Pour entremêler sa gloire à celle du pays, Martabée excave des héros et des mythes, avec émerveillement.
Mais quelque chose murmure sous le sable froid. Un appel sourd, dissonant, qu’elle devra choisir de suivre ou d’ignorer.
Lorsque la lucidité prendra le pas sur l’ivresse et sur la vanité, qui choisira de voir, et qui s’aveuglera encore ?
Fable politique et poétique, ce deuxième roman de Perrine Tripier allie le mystère à la contemplation.
Dans cette Conque s’enroulent des énigmes, portées par un souffle épique. »
Roman extrêmement ambitieux, fin et cérébral, qui n’a peut-être pas trouvé son public. « Conque » est une réflexion sur ce qu’est l’Histoire, sur le besoin que les sociétés ont d’avoir une Histoire et des historiens et sur les liens de ces derniers avec le pouvoir.
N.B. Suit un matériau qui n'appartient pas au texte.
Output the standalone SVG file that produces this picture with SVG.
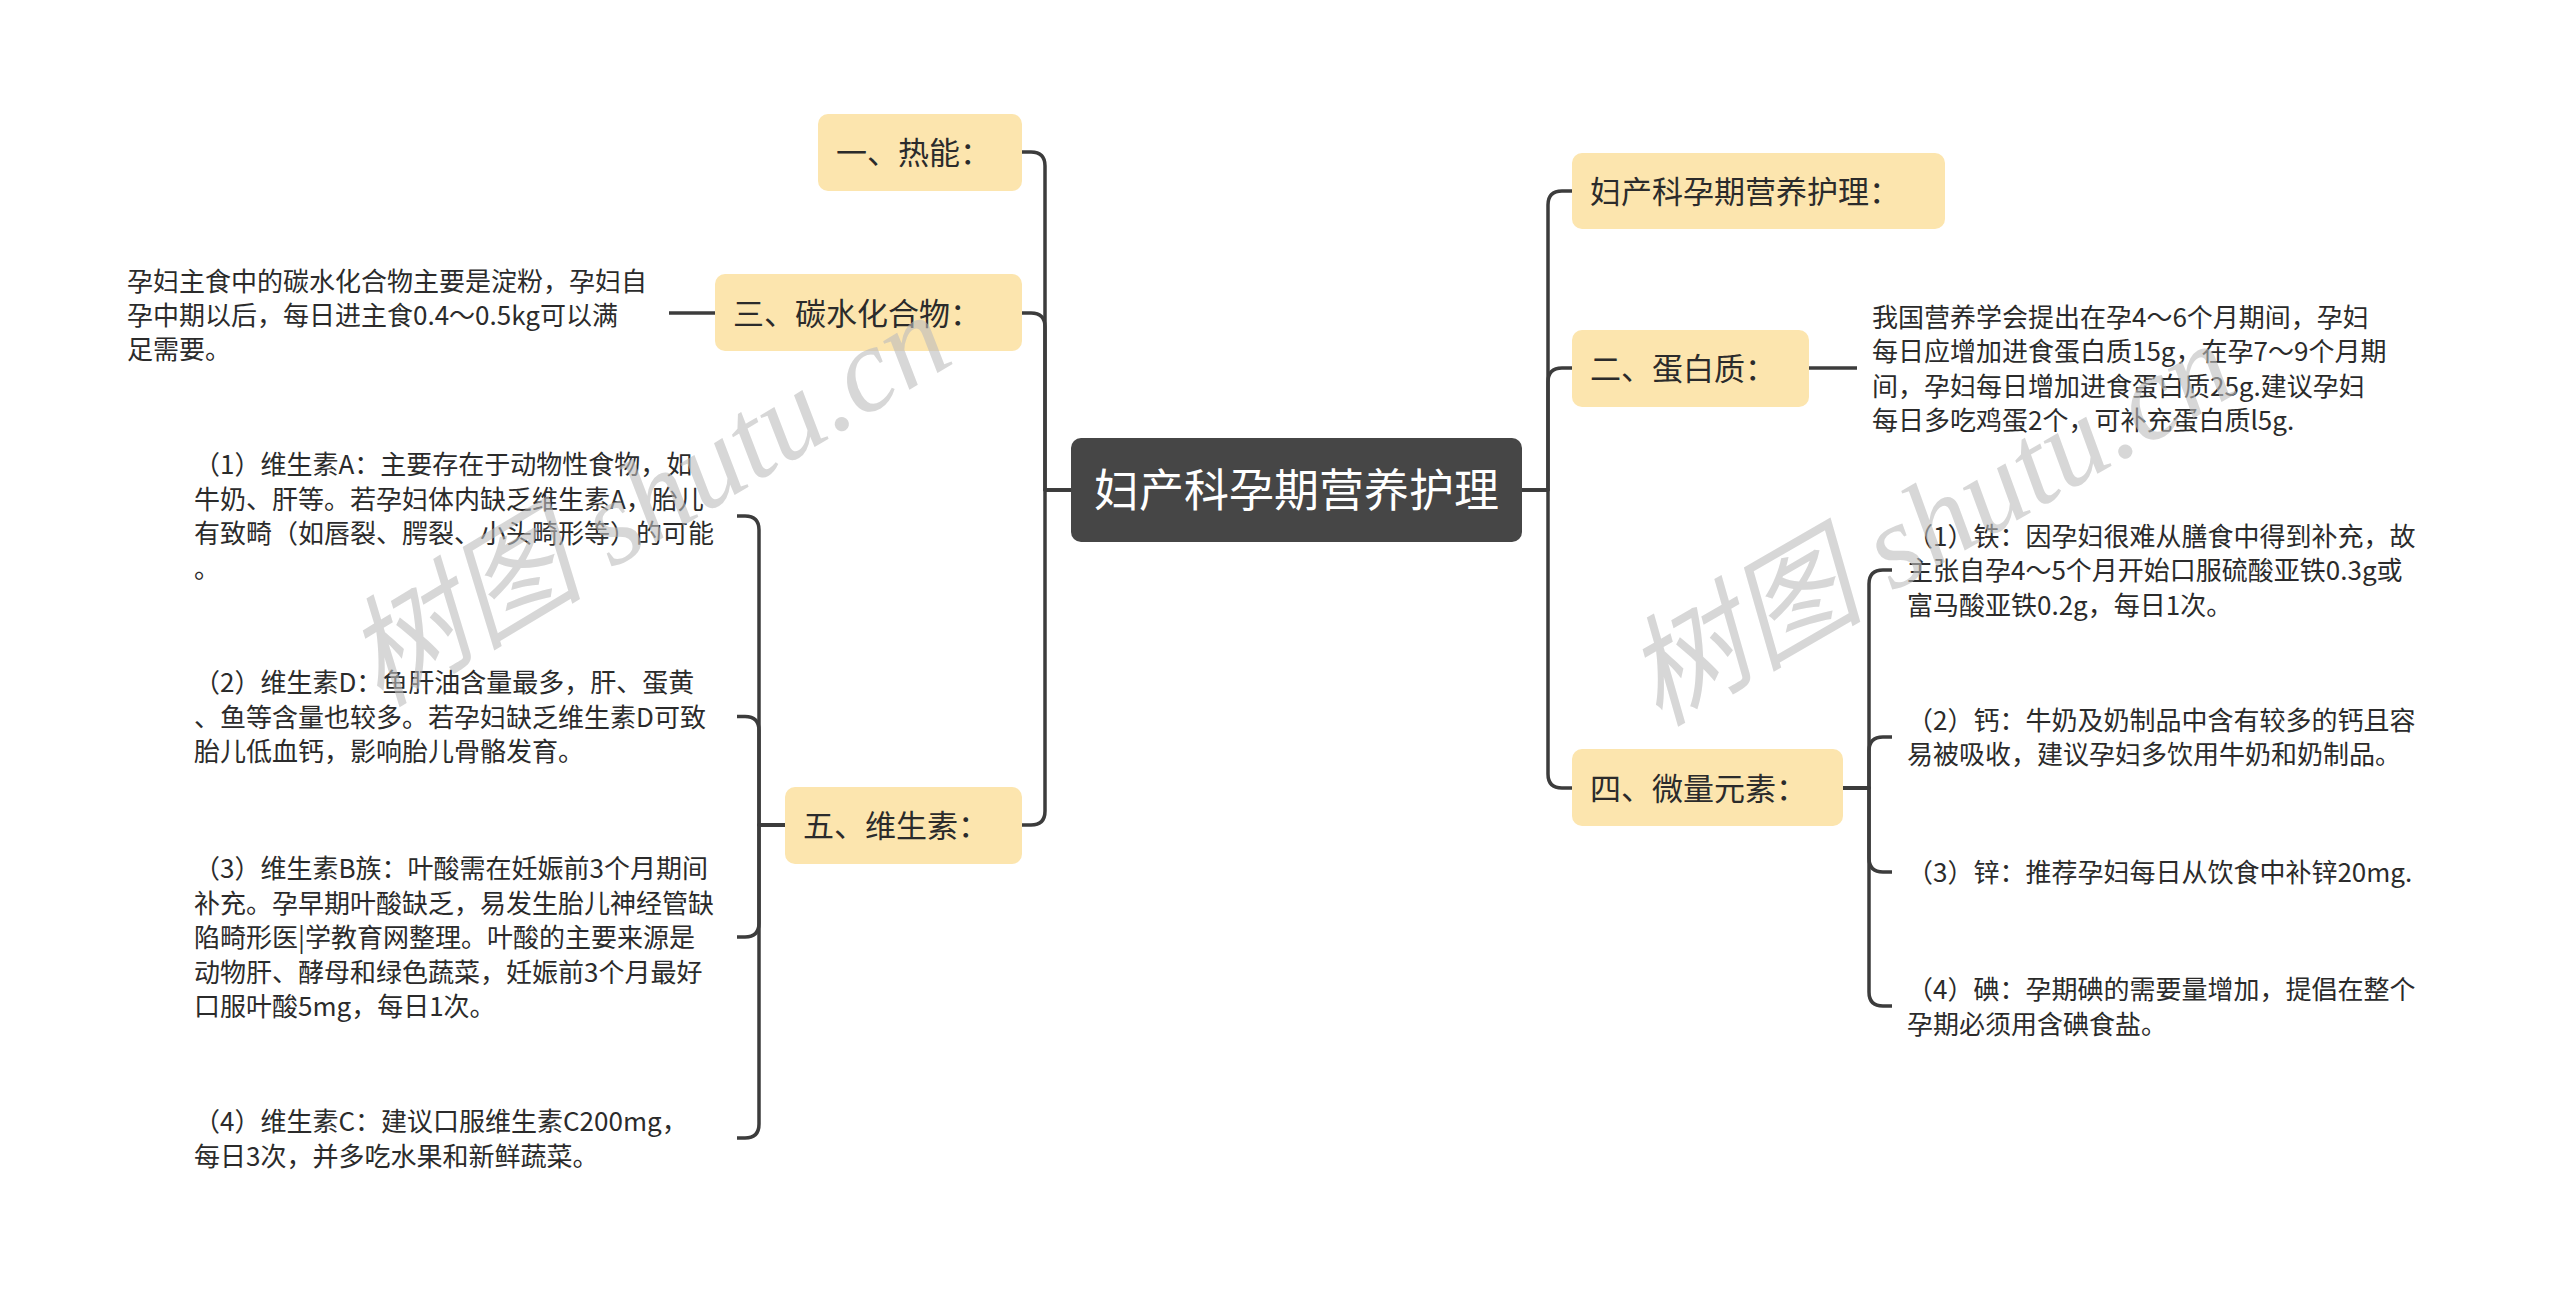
<svg xmlns="http://www.w3.org/2000/svg" width="2560" height="1297" viewBox="0 0 2560 1297">
<style>
.bg{fill:#ffffff}
.topic{fill:#fce5ae}
.root{fill:#464646}
.tt{font-family:"Noto Sans CJK SC","Noto Sans",sans-serif;font-size:31px;fill:#2b2b2b}
.rt{font-family:"Noto Sans CJK SC","Noto Sans",sans-serif;font-size:45px;fill:#ffffff}
.lf{font-family:"Noto Sans CJK SC","Noto Sans",sans-serif;font-size:26px;fill:#2b2b2b}
.cn{fill:none;stroke:#3c3c3c;stroke-width:3.5;stroke-linejoin:round;stroke-linecap:butt}
.wm{font-family:"Liberation Serif","Noto Sans CJK SC",serif;font-style:italic;font-size:120px;fill:#bdbdbd;opacity:0.6}
</style>
<rect class="bg" x="0" y="0" width="2560" height="1297"/>
<g id="connectors">
<path class="cn" d="M1071,490 H1045 V166 Q1045,152 1031,152 H1022"/>
<path class="cn" d="M1071,490 H1045 V327 Q1045,313 1031,313 H1022"/>
<path class="cn" d="M1071,490 H1045 V811 Q1045,825 1031,825 H1022"/>
<path class="cn" d="M1522,490 H1548 V205 Q1548,191 1562,191 H1572"/>
<path class="cn" d="M1522,490 H1548 V382 Q1548,368 1562,368 H1572"/>
<path class="cn" d="M1522,490 H1548 V774 Q1548,788 1562,788 H1572"/>
<path class="cn" d="M715,313 H669"/>
<path class="cn" d="M1809,368 H1857"/>
<path class="cn" d="M785,825 H759 V530 Q759,516 745,516 H737"/>
<path class="cn" d="M785,825 H759 V730.5 Q759,716.5 745,716.5 H737"/>
<path class="cn" d="M785,825 H759 V923 Q759,937 745,937 H737"/>
<path class="cn" d="M785,825 H759 V1124 Q759,1138 745,1138 H737"/>
<path class="cn" d="M1843,788 H1869 V584 Q1869,570 1883,570 H1892"/>
<path class="cn" d="M1843,788 H1869 V751 Q1869,737 1883,737 H1892"/>
<path class="cn" d="M1843,788 H1869 V858 Q1869,872 1883,872 H1892"/>
<path class="cn" d="M1843,788 H1869 V992 Q1869,1006 1883,1006 H1892"/>
</g>
<g id="root">
<rect class="root" x="1071" y="438" width="451" height="104" rx="10"/>
<text class="rt" x="1296.5" y="507" text-anchor="middle">妇产科孕期营养护理</text>
</g>
<g id="n-reneng">
<rect class="topic" x="818" y="114" width="204" height="77" rx="10"/>
<text class="tt" x="836" y="164">一、热能：</text>
</g>
<g id="n-tanshui">
<rect class="topic" x="715" y="274" width="307" height="77" rx="10"/>
<text class="tt" x="733" y="325">三、碳水化合物：</text>
</g>
<g id="n-weisheng">
<rect class="topic" x="785" y="787" width="237" height="77" rx="10"/>
<text class="tt" x="803" y="837">五、维生素：</text>
</g>
<g id="n-title">
<rect class="topic" x="1572" y="153" width="373" height="76" rx="10"/>
<text class="tt" x="1590" y="203">妇产科孕期营养护理：</text>
</g>
<g id="n-danbai">
<rect class="topic" x="1572" y="330" width="237" height="77" rx="10"/>
<text class="tt" x="1590" y="380">二、蛋白质：</text>
</g>
<g id="n-weiliang">
<rect class="topic" x="1572" y="749" width="271" height="77" rx="10"/>
<text class="tt" x="1590" y="800">四、微量元素：</text>
</g>
<g id="l-tanshui">
<text class="lf"><tspan x="127" y="291">孕妇主食中的碳水化合物主要是淀粉，孕妇自</tspan><tspan x="127" y="325">孕中期以后，每日进主食0.4～0.5kg可以满</tspan><tspan x="127" y="359">足需要。</tspan></text>
</g>
<g id="l-va">
<text class="lf"><tspan x="194" y="474">（1）维生素A：主要存在于动物性食物，如</tspan><tspan x="194" y="508.5">牛奶、肝等。若孕妇体内缺乏维生素A，胎儿</tspan><tspan x="194" y="543">有致畸（如唇裂、腭裂、小头畸形等）的可能</tspan><tspan x="194" y="577.5">。</tspan></text>
</g>
<g id="l-vd">
<text class="lf"><tspan x="194" y="692">（2）维生素D：鱼肝油含量最多，肝、蛋黄</tspan><tspan x="194" y="726.5">、鱼等含量也较多。若孕妇缺乏维生素D可致</tspan><tspan x="194" y="761">胎儿低血钙，影响胎儿骨骼发育。</tspan></text>
</g>
<g id="l-vb">
<text class="lf"><tspan x="194" y="878">（3）维生素B族：叶酸需在妊娠前3个月期间</tspan><tspan x="194" y="912.5">补充。孕早期叶酸缺乏，易发生胎儿神经管缺</tspan><tspan x="194" y="947">陷畸形医|学教育网整理。叶酸的主要来源是</tspan><tspan x="194" y="981.5">动物肝、酵母和绿色蔬菜，妊娠前3个月最好</tspan><tspan x="194" y="1016">口服叶酸5mg，每日1次。</tspan></text>
</g>
<g id="l-vc">
<text class="lf"><tspan x="194" y="1131">（4）维生素C：建议口服维生素C200mg，</tspan><tspan x="194" y="1165.5">每日3次，并多吃水果和新鲜蔬菜。</tspan></text>
</g>
<g id="l-danbai">
<text class="lf"><tspan x="1872" y="327">我国营养学会提出在孕4～6个月期间，孕妇</tspan><tspan x="1872" y="361">每日应增加进食蛋白质15g，在孕7～9个月期</tspan><tspan x="1872" y="396">间，孕妇每日增加进食蛋白质25g.建议孕妇</tspan><tspan x="1872" y="430">每日多吃鸡蛋2个，可补充蛋白质l5g.</tspan></text>
</g>
<g id="l-tie">
<text class="lf"><tspan x="1907" y="545.5">（1）铁：因孕妇很难从膳食中得到补充，故</tspan><tspan x="1907" y="580">主张自孕4～5个月开始口服硫酸亚铁0.3g或</tspan><tspan x="1907" y="614.5">富马酸亚铁0.2g，每日1次。</tspan></text>
</g>
<g id="l-gai">
<text class="lf"><tspan x="1907" y="729.5">（2）钙：牛奶及奶制品中含有较多的钙且容</tspan><tspan x="1907" y="764">易被吸收，建议孕妇多饮用牛奶和奶制品。</tspan></text>
</g>
<g id="l-xin">
<text class="lf"><tspan x="1907" y="882">（3）锌：推荐孕妇每日从饮食中补锌20mg.</tspan></text>
</g>
<g id="l-dian">
<text class="lf"><tspan x="1907" y="999">（4）碘：孕期碘的需要量增加，提倡在整个</tspan><tspan x="1907" y="1033.5">孕期必须用含碘食盐。</tspan></text>
</g>
<g id="watermarks">
<text class="wm" transform="translate(649,502) rotate(-31)" x="0" y="38" text-anchor="middle">树图 shutu.cn</text>
<text class="wm" transform="translate(1931,526) rotate(-30)" x="0" y="38" text-anchor="middle">树图 shutu.cn</text>
</g>
</svg>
Tout le monde connaît le lieu commun qui consiste à rappeler que l’histoire est toujours le récit du vainqueur, mais cela ne considère que les relations entre deux nations, deux sociétés différentes. Qu’en est-il à l’intérieur d’une même société ? Comme les individus, les sociétés ont besoin d’un récit qui les structure et les justifie. Ce récit leur est fourni au départ par leur environnement et leur histoire, puis ils le corrigent, l’organisent et l’améliorent dans le but de se renforcer. C’est de cela que Perrine Tripier a voulu parler, et c’était très ambitieux.
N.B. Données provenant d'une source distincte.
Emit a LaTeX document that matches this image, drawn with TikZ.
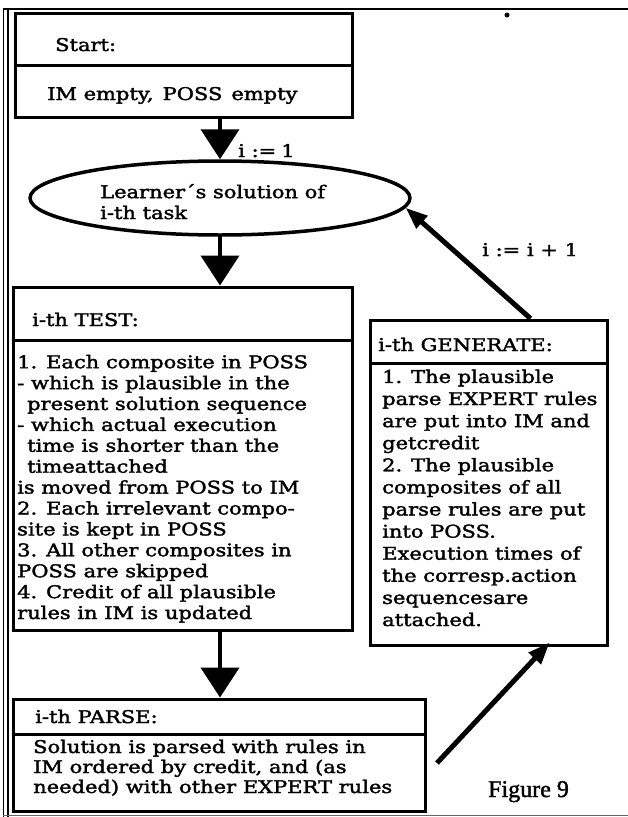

Pour simplifier et ne garder que ce qui servait vraiment son sujet, elle a épuré. Elle a sorti son récit du temps et de la géographie. On ne sait pas où cela se passe. En fait on comprend vite que c’est dans un lieu imaginaire et dans un temps imaginaire aussi, qui mêle l’image primaire d’un empereur tout puissant qui trône torse nu sous des fourrures, et celle moderne des armes à feu, des journalistes, des musées etc. Cette nation s’est construite sur le glorieux passé d’ancêtres appelés Morgondes, braves, beaux et brillants qui ont investi le pays et bâti leur monde. Malheureusement, de ces ancêtres, il ne reste que des contes et légendes. Aucune vraie trace historique. Pour une raison qu’on ignore, il y a eu une coupure et le monde actuel n’a plus de ses fondateurs que ces chansons et ces contes. Jusqu’à ce qu’on découvre enfin ce site archéologique inviolé. Martabée, femme solitaire et historienne reconnue, est chargée de diriger les fouilles et bénéficie de tout le soutien de l’empereur. Dès le départ, elle sent bien que ce soutien luxueux est aussi une main-mise sur les travaux mais elle ne peut l’éviter et puis, c’est toujours comme ça et ce n’est pas si grave. Mais que se passerait-il si on découvrait quelque chose qui jetterait à bas la légende des glorieux ancêtres ? Quelles seraient les conséquences ? L’empereur mécontent, certes, mais peut-être pas seulement. Toute la nation actuelle n’en serait-elle pas bouleversée, menacée même ? Et dans ce cas, quelle serait la réaction du peuple ? Du pouvoir ? Allons plus loin, quelle devrait-être selon vous la réaction du pouvoir ? Et des historiens ? Si découvrir le passé peut détruire le présent, que doivent-ils faire ? Et à propos, quel était leur rôle depuis la création de leur science ?
C’est à tout cela que Perrine Tripier vous fera réfléchir. Quand je vous disais que c’était ambitieux. Tout le monde ne suivra pas. Pourtant, les romans qui vont là où on n’est pas encore allé mille fois sont les seuls qui vaillent la peine d’être écrits.